TASK PROMPT >> Without further comment, state how many lines in the listing below contain the word "chart".

** START GIVEN RECORDS **

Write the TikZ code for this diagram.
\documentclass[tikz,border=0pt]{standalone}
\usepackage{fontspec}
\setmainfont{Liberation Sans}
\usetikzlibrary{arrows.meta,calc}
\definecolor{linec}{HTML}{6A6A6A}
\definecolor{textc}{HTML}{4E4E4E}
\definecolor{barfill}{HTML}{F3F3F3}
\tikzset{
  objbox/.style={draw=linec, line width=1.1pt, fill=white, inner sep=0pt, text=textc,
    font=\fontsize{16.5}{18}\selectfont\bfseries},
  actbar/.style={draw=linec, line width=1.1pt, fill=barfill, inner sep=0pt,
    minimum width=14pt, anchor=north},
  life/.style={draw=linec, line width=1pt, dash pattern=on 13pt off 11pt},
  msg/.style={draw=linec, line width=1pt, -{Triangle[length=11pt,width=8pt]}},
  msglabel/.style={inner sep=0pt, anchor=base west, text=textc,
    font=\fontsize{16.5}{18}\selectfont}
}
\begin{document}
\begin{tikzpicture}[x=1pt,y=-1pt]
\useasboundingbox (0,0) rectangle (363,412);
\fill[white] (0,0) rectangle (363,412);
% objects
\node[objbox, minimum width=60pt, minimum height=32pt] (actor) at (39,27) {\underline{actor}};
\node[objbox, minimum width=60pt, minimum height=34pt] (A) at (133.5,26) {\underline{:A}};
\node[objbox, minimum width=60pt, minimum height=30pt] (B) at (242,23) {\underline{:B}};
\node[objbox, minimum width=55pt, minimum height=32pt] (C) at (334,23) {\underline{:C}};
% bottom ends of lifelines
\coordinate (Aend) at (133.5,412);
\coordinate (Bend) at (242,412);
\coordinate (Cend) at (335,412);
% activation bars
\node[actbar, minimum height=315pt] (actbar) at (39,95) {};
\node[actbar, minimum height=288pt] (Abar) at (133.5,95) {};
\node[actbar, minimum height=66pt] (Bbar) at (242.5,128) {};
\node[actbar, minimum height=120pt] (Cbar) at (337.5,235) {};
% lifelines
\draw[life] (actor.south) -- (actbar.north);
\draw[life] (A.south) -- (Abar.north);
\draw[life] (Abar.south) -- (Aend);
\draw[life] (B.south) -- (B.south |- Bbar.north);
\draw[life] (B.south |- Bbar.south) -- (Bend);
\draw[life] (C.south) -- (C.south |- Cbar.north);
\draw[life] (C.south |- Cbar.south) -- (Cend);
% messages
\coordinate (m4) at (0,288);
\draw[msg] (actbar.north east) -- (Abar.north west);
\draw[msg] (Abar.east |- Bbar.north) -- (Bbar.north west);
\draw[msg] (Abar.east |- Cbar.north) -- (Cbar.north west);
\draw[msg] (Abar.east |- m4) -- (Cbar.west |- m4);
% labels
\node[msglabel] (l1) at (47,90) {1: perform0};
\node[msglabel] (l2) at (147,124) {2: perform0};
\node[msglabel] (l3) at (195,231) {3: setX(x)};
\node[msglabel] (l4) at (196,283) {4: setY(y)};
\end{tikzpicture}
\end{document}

** END GIVEN RECORDS **
** START GIVEN RECORDS **

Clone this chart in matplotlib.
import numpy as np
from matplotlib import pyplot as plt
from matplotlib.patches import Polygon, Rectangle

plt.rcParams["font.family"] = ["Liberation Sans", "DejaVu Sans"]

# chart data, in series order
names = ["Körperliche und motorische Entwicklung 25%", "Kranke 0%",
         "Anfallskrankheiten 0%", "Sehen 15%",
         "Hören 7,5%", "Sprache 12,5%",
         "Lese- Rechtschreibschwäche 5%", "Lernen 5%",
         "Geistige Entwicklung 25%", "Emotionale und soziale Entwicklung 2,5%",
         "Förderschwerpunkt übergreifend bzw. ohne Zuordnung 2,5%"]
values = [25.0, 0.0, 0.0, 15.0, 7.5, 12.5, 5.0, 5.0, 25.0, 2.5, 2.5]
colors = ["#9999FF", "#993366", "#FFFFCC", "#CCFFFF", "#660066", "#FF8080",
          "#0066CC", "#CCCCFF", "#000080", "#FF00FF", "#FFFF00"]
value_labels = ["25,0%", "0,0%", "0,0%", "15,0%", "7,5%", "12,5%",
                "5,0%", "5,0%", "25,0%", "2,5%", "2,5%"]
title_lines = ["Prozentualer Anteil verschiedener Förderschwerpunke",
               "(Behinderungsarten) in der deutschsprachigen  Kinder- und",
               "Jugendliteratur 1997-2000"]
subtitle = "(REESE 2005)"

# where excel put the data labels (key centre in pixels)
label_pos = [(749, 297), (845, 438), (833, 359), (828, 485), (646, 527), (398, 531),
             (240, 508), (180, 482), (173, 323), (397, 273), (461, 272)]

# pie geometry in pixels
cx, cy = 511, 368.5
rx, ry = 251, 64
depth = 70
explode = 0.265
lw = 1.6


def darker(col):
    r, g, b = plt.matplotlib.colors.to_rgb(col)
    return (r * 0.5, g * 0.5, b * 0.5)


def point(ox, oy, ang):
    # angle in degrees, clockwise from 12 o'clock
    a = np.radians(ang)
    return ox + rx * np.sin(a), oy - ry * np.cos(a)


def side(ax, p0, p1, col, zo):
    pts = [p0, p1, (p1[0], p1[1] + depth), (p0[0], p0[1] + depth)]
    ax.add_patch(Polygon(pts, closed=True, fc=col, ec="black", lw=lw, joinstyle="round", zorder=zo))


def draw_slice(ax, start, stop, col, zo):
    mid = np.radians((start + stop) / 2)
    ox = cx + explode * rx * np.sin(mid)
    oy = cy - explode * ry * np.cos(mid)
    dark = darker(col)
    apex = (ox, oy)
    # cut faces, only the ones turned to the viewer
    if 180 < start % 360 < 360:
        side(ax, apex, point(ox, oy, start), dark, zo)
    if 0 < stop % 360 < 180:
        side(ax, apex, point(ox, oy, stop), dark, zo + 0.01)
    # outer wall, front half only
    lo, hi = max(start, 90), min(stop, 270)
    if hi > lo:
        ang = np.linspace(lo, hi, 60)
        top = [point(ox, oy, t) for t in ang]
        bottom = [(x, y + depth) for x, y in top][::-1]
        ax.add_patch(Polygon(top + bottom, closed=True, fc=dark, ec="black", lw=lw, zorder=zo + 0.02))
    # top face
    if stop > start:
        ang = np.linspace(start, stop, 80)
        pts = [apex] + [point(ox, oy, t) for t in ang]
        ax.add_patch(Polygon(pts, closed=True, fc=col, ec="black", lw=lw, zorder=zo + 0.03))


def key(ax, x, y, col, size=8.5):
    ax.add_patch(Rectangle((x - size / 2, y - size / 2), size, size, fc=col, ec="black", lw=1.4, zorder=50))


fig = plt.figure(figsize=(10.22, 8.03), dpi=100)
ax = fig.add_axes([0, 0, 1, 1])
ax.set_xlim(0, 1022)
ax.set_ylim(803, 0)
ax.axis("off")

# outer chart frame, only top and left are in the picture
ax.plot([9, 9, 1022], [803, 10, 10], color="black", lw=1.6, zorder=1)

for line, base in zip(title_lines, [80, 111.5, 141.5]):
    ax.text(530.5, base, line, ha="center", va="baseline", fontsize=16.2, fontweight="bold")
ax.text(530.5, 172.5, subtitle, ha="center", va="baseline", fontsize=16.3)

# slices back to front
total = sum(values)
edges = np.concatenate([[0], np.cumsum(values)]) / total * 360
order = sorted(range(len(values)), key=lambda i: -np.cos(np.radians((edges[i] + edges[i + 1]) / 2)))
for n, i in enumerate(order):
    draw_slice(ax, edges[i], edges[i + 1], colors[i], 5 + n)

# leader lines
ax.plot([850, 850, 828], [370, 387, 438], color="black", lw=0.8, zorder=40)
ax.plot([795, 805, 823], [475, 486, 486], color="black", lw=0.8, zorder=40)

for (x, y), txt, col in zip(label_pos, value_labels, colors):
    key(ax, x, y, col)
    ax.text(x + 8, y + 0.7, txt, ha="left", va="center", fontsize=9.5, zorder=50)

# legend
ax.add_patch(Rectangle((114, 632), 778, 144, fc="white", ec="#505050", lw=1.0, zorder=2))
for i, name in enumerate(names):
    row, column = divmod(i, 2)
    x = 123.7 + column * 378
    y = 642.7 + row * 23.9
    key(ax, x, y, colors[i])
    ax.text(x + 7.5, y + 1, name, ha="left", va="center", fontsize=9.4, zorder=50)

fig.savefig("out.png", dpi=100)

** END GIVEN RECORDS **
** START GIVEN RECORDS **

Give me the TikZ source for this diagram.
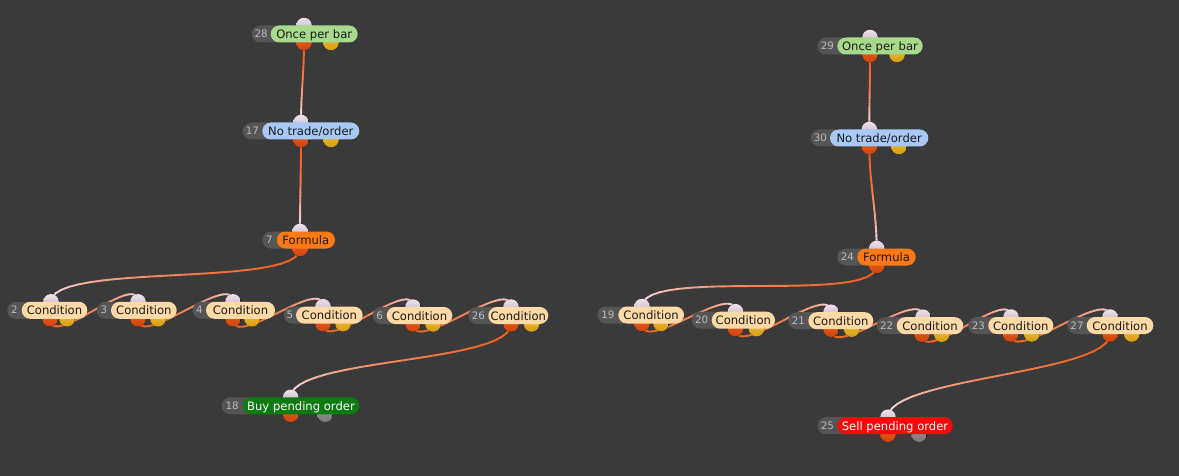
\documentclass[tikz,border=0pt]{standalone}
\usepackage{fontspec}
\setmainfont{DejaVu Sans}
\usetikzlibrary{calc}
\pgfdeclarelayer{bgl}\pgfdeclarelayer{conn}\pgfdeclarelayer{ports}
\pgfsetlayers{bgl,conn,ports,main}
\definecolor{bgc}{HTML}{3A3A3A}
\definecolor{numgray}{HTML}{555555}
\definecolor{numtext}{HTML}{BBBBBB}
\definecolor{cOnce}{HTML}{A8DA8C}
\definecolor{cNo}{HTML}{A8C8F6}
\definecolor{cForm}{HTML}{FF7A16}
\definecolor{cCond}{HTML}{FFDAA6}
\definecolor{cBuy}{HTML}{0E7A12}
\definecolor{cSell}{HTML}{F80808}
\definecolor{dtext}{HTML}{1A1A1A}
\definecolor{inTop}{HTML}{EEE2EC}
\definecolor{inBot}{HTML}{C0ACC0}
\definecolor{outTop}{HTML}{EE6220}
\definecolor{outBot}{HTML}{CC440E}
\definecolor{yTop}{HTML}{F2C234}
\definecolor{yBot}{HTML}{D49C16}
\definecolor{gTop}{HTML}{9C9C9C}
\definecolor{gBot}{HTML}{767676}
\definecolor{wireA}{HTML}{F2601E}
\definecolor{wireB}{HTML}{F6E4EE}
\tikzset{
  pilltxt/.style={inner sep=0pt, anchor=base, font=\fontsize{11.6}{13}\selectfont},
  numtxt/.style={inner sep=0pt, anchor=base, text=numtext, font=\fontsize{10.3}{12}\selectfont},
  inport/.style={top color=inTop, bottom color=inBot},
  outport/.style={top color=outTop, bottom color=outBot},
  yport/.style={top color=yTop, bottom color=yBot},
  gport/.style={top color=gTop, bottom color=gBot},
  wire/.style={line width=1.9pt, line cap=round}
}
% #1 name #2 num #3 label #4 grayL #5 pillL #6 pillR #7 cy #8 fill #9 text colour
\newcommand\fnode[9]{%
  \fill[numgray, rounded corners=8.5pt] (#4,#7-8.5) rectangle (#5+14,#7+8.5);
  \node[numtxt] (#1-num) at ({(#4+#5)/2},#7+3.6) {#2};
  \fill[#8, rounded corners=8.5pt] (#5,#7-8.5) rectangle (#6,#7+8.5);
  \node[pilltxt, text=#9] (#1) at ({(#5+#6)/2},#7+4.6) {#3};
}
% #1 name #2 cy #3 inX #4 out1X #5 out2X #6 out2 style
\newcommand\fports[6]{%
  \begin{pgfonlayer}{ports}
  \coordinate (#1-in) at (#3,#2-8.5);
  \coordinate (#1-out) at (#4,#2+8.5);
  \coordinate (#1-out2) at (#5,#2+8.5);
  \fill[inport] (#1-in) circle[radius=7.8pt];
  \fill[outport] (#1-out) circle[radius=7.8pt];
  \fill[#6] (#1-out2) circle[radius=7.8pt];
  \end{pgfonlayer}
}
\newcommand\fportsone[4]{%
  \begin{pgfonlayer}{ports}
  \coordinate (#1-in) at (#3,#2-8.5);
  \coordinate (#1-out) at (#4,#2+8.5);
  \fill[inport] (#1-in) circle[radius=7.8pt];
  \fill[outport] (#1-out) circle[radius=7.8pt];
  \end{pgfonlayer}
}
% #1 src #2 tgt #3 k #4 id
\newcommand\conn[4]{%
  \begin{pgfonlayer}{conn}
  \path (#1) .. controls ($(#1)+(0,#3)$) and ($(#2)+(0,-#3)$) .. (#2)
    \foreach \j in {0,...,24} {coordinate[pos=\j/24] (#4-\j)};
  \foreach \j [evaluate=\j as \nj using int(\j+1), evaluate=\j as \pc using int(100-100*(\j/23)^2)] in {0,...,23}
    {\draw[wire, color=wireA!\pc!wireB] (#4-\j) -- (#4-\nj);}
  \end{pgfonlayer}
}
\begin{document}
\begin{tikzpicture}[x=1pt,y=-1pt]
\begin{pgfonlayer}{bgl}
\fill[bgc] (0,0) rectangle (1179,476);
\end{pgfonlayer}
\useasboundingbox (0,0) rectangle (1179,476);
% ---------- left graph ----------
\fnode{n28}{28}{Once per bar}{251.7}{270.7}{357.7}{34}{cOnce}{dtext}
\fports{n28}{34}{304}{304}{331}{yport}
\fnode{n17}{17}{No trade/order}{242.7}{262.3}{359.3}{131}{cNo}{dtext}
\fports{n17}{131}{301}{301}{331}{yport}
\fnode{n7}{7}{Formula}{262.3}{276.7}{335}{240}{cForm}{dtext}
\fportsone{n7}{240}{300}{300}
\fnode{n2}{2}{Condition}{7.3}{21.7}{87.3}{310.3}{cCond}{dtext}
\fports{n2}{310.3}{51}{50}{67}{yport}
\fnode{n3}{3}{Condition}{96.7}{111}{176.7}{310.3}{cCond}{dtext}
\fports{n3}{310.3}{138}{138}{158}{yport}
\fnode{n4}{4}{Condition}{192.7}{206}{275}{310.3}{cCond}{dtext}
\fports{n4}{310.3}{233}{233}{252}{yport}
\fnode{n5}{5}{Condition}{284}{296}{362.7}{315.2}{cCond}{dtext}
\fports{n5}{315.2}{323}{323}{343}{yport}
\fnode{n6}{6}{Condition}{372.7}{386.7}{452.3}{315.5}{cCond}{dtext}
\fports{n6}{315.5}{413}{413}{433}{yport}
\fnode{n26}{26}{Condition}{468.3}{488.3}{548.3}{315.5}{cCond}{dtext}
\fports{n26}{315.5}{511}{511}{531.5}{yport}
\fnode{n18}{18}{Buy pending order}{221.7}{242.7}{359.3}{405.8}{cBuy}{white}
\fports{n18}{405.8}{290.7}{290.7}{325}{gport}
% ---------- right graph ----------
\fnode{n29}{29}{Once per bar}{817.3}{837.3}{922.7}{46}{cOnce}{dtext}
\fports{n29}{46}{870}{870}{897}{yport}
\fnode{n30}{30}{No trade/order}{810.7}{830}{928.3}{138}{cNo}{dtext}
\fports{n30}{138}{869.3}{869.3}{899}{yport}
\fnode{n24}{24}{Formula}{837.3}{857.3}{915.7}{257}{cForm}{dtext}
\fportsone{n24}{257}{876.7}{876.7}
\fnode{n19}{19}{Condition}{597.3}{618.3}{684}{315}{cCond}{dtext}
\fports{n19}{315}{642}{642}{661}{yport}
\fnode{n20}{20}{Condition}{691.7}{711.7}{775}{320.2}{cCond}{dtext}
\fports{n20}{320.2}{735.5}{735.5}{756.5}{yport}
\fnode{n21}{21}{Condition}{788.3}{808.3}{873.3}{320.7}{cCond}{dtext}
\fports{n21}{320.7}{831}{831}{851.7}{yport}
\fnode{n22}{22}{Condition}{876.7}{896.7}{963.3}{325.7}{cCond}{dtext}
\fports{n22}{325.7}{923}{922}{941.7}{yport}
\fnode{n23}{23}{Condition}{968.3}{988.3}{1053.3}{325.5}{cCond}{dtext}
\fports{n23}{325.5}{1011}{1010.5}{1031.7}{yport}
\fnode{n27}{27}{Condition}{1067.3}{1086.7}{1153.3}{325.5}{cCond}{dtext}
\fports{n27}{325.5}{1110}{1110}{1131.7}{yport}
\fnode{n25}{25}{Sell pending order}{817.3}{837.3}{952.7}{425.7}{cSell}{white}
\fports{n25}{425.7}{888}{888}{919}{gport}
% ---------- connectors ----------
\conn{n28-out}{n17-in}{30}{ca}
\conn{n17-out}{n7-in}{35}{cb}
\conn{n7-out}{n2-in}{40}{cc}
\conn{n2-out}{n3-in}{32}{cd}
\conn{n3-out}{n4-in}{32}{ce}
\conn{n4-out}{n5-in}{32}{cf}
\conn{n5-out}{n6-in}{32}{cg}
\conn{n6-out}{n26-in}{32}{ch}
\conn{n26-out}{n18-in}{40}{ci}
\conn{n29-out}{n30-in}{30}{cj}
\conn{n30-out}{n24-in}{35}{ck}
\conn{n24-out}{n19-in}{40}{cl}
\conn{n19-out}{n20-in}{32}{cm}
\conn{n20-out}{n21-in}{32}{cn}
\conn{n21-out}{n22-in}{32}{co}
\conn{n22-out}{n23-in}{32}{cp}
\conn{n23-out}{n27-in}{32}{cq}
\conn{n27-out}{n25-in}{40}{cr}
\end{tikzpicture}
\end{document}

** END GIVEN RECORDS **

WRITTEN RESPONSE >> 3